To convert the special characters to their hexadecimal value, perform the following actions before deploying the database ingestion and replication task:

1Create a properties file to be used at the metadata-manager layer. Add the targetReplacementValue=toHex key-value pair to the properties file.
2Open the Runtime Environment page in Administrator and edit the Secure Agent. Create a custom property in the Custom Configuration Details area:

▪ Select the Database Ingestion service.
▪ Select the DBMI_AGENT_ENV type.
▪ Enter DBMI_TASK_OVERRIDE_PROPERTIES as the property name.
▪ Enter the properties file location as the property value.

3Set the targetReplacementValue custom property to toHex on the Target page of the task wizard.

Before running the task, add <jobname>. to the targetReplacementValue key in the properties file:

<jobname>.targetReplacementValue=toHex

If the property affects all jobs, add "alljobs." to the targetReplacementValue key:

alljobs.targetReplacementValue=toHex

•If you select source decimal or numeric columns to replicate to Databricks target columns, ensure that each source decimal or numeric column has a scale that is less than or equal to its precision. Otherwise, when you run the job, an error is issued that reports an invalid decimal scale. This consideration applies to any source type that is mapped to a Databricks target.

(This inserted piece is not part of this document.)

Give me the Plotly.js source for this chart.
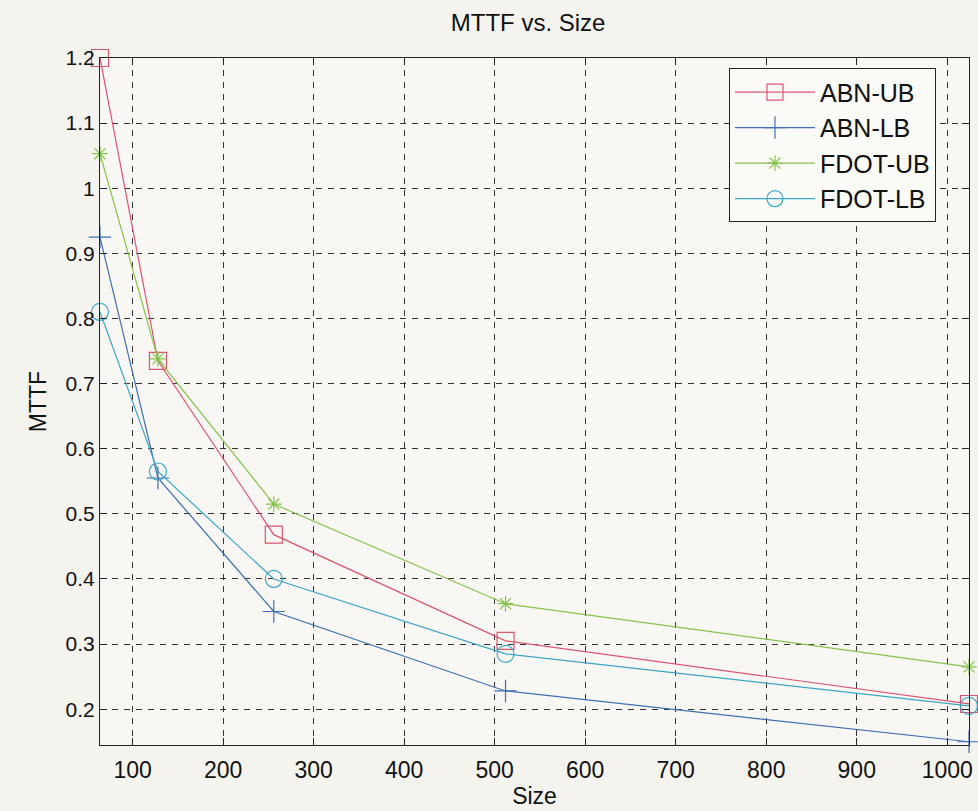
<!DOCTYPE html>
<html>
<head>
<meta charset="utf-8">
<script src="https://cdn.plot.ly/plotly-3.0.1.min.js"></script>
<style>html,body{margin:0;padding:0;background:#f4f3ee;}#chart{width:978px;height:811px;}</style>
</head>
<body>
<div id="chart"></div>
<script>
const sizes = [64, 128, 256, 512, 1024];
const abnUB = [1.2, 0.735, 0.468, 0.305, 0.208];
const abnLB = [0.925, 0.555, 0.35, 0.228, 0.15];
const fdotUB = [1.053, 0.738, 0.515, 0.362, 0.265];
const fdotLB = [0.81, 0.565, 0.40, 0.285, 0.205];
const xTicks = [100, 200, 300, 400, 500, 600, 700, 800, 900, 1000];
const yTicks = [0.2, 0.3, 0.4, 0.5, 0.6, 0.7, 0.8, 0.9, 1.0, 1.1, 1.2];
const yTickText = ['0.2','0.3','0.4','0.5','0.6','0.7','0.8','0.9','1','1.1','1.2'];

function tr(name, y, color, symbol, size) {
  return {x: sizes, y: y, name: name, type: 'scatter', mode: 'lines+markers', cliponaxis: false,
    line: {color: color, width: 1.2},
    marker: {symbol: symbol, size: size, color: color, line: {color: color, width: 1.2}}};
}
const data = [
  tr('ABN-UB', abnUB, '#d9566e', 'square-open', 17),
  tr('ABN-LB', abnLB, '#3d6fb2', 'cross-thin-open', 16),
  tr('FDOT-UB', fdotUB, '#86c24a', 'asterisk-open', 13),
  tr('FDOT-LB', fdotLB, '#3aa5c6', 'circle-open', 17)
];
const F = 'Liberation Sans, Arial';
const axisCommon = {
  showline: true, linecolor: '#222', linewidth: 1, mirror: 'ticks',
  ticks: 'inside', ticklen: 7, tickcolor: '#222',
  showgrid: true, gridcolor: '#333', griddash: '6px,6px', gridwidth: 1,
  zeroline: false
};
const layout = {
  width: 978, height: 811,
  margin: {l: 100, r: 9, t: 58, b: 66},
  paper_bgcolor: '#f4f3ee', plot_bgcolor: '#f8f7f3',
  title: {text: 'MTTF vs. Size', font: {family: F, size: 24, color: '#111'}, x: 0.54, xanchor: 'center', y: 0.972, yanchor: 'middle'},
  xaxis: Object.assign({}, axisCommon, {range: [64, 1024], tickvals: xTicks,
    tickfont: {family: F, size: 23, color: '#111'}, ticklabelstandoff: 4,
    title: {text: 'Size', font: {family: F, size: 23, color: '#111'}, standoff: 4}}),
  yaxis: Object.assign({}, axisCommon, {range: [0.145, 1.2], tickvals: yTicks, ticktext: yTickText,
    tickfont: {family: F, size: 21, color: '#111'},
    title: {text: 'MTTF', font: {family: F, size: 23, color: '#111'}, standoff: 12}}),
  legend: {x: 0.962, xanchor: 'right', y: 0.985, yanchor: 'top', bgcolor: '#fafaf7',
    bordercolor: '#222', borderwidth: 1, itemwidth: 80,
    font: {family: F, size: 25, color: '#111'}, tracegroupgap: 0},
  showlegend: true
};
Plotly.newPlot('chart', data, layout, {displayModeBar: false, staticPlot: true});
</script>
</body>
</html>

•If you generated Databricks unmanaged tables as the target tables and no longer need a target unmanaged table, use a SQL DROP TABLE statement to delete the table from the target database. You must not manually delete the external directory in Amazon S3 or Azure Data Lake Storage for the unmanaged table. If you do so and try to deploy another job that uses that table, the deployment fails with a Metadata Handler error.